Has Sonic Youth made a bad album since their triumph with EVOL in 1986? Not counting their experimental SYR records, they've made 12 studio albums since then. I make half of them (Sister, Daydream Nation, Dirty, Washing Machine, A Thousand Leaves, and Rather Ripped) outright classics, with another four (Goo, Murray Street, Sonic Nurse, and The Eternal) an output that puts other bands of the period to shame all by itself. That leaves NYC Ghosts and Flowers, which I haven't heard, and does get some negative buzz (if I get my hands on it, I'll post my findings here), and today's entry in my underrated album series. Experimental Jet Set, Trash and No Star wasn't exactly hated, but reviewers seem to have been utterly confused as to how to approach the album, which led to a lot of mixed reviews.

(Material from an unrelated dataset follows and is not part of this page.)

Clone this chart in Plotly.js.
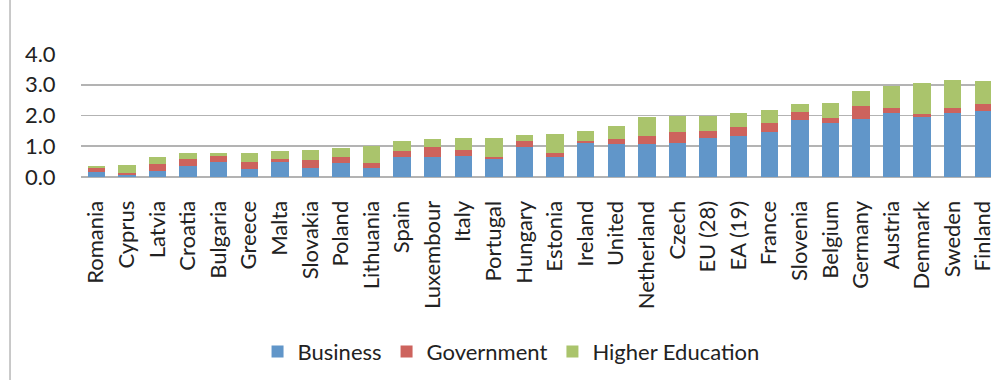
<!DOCTYPE html>
<html>
<head>
<meta charset="utf-8">
<script src="https://cdn.plot.ly/plotly-3.0.1.min.js"></script>
<style>
html,body{margin:0;padding:0;background:#fff;overflow:hidden;}
#chart{width:991px;height:380px;}
</style>
</head>
<body>
<div id="chart"></div>
<script>
const countries = ["Romania","Cyprus","Latvia","Croatia","Bulgaria","Greece","Malta","Slovakia","Poland","Lithuania",
  "Spain","Luxembour","Italy","Portugal","Hungary","Estonia","Ireland","United","Netherland","Czech",
  "EU (28)","EA (19)","France","Slovenia","Belgium","Germany","Austria","Denmark","Sweden","Finland"];
const business = [0.15,0.08,0.21,0.35,0.50,0.26,0.50,0.30,0.45,0.30,
  0.64,0.64,0.68,0.60,0.99,0.64,1.12,1.08,1.07,1.12,
  1.26,1.32,1.46,1.84,1.75,1.89,2.09,1.95,2.09,2.14];
const government = [0.15,0.05,0.20,0.24,0.18,0.24,0.10,0.24,0.20,0.14,
  0.20,0.34,0.20,0.05,0.18,0.14,0.05,0.14,0.25,0.34,
  0.25,0.29,0.29,0.29,0.18,0.43,0.14,0.10,0.15,0.23];
const higherEducation = [0.05,0.27,0.24,0.20,0.10,0.29,0.23,0.34,0.28,0.57,
  0.33,0.24,0.39,0.62,0.18,0.63,0.34,0.43,0.63,0.52,
  0.47,0.48,0.43,0.24,0.48,0.49,0.73,1.01,0.91,0.74];
const yTicks = [0,1,2,3,4];
const yTickText = ["0.0","1.0","2.0","3.0","4.0"];

const FONT = "Lato, 'Open Sans', sans-serif";
const traces = [
  {name:"Business", y:business, color:"#6196c9"},
  {name:"Government", y:government, color:"#cd635d"},
  {name:"Higher Education", y:higherEducation, color:"#aac46c"}
].map(s => ({
  type:"bar", x:countries, y:s.y, name:s.name,
  marker:{color:s.color, line:{width:0}}
}));

const layout = {
  width:991, height:380,
  margin:{l:81, r:0, t:54, b:203, pad:0},
  paper_bgcolor:"#fff", plot_bgcolor:"#fff",
  barmode:"stack", bargap:0.43,
  font:{family:FONT, size:22, color:"#222"},
  xaxis:{
    type:"category", range:[-0.5, 29.25], tickangle:-90,
    showgrid:false, showline:false, zeroline:false,
    ticks:"outside", ticklen:14, tickcolor:"rgba(0,0,0,0)",
    tickfont:{family:FONT, size:22, color:"#222"}, fixedrange:true
  },
  yaxis:{
    range:[0,4], tickvals:yTicks, ticktext:yTickText,
    showgrid:true, gridcolor:"#b3b3b3", gridwidth:1.8,
    zeroline:true, zerolinecolor:"#b3b3b3", zerolinewidth:1.8,
    showline:false, ticks:"outside", ticklen:20, tickcolor:"rgba(0,0,0,0)",
    tickfont:{family:FONT, size:22, color:"#222"}, fixedrange:true
  },
  showlegend:true,
  legend:{
    orientation:"h", x:0.194, xanchor:"left", y:-1.42, yanchor:"middle",
    traceorder:"normal", font:{family:FONT, size:22, color:"#222"},
    bgcolor:"rgba(0,0,0,0)", itemwidth:30
  },
  shapes:[{
    type:"line", xref:"paper", yref:"paper",
    x0:-0.078, x1:-0.078, y0:-1.7, y1:1.5,
    line:{color:"#b8b8b8", width:1.5}
  }]
};

Plotly.newPlot("chart", traces, layout, {displayModeBar:false, staticPlot:true});
</script>
</body>
</html>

Allmusic, in a relatively negative (3/5) review, claims that "this record must be considered the closest the group has ever gone to straight-ahead pop/rock." On the other hand, Robert Christgau in a hugely positive (A) review states that "Instead of distilling their weakness for experimental trash into noise-rock that sounds like a million bucks, they apply their skill at major-label compromise to their eternal propensity for experimental trash" - a typically christgauian dense sentence which is arguing (if I'm reading it correctly) something like the opposite of allmusic's claim to "straight-ahead pop-rock" - that it is their major label ode to their experimental roots. Blender's review is negative (3/5), but nevertheless sides with Christgau's take on the experimentality of the record, calling it "a weirdly subdued, even-more-dissonant-than-usual record."
On a different tack, the Rolling Stone reviewer, in a positive (4/5) review claimed that "I wish this disc didn't sound like a cup of mud." Allmusic doesn't know whether to agree or disagree with RS on that one, once referring to "Butch Vig's clean production" but later to the "murky production."
We can perhaps forgive the confusion of reviewers at the time, but Blender and Allmusic both had access to the same information we do: namely "A Thousand Leaves," "Murray Street," and "Rather Ripped." Of course, Blender didn't think too much of those three records either, so at least they are consistent. For the rest of us, who relish the Sonic Youth of the turn of the millenium, Experimental Jet Set sounds like nothing so much as a prescient distillation of many of the ideas they later fleshed out in those three records (as well as others).
I think the confusion from Allmusic and Rolling Stone about the relative dirtiness of the production comes from the fact that it sounds so different from the previous two albums, Dirty and Goo, and from the fact that there is a clear (to me) dissonance between the actual fidelity of production (clean) and the relative distortion of the sounds being captured on tape (murky). Personally, I can't really see the claim of muddy or murky production - it sounds crystal-clear to me, but again, I can place it in a line with A Thousand Leaves and Murray Street, which boast similarly clean production values, while maintaining Thurston's and Lee's oddball guitar sounds.
Aside from the above point, I don't (for once) have a grand unifying scheme to demonstrate the superiority of this album. Instead it's as simple as this: there's not a bad track on the album, and many are prime SY. The highlights for me are "Self-Obsessed and Sexxee," "In the Mind of the Bourgeois Reader" (great title), "Skink," and "Bone." Ask me tomorrow, I might have a new favorite. Are these all immediately catchy "pop/rock" songs? No, of course not - it's Sonic Youth. As with all the best SY, they're an interesting combination of intricate yet hooky tunes, dissonant guitar sounds, and nontraditional structures. Just how we like it.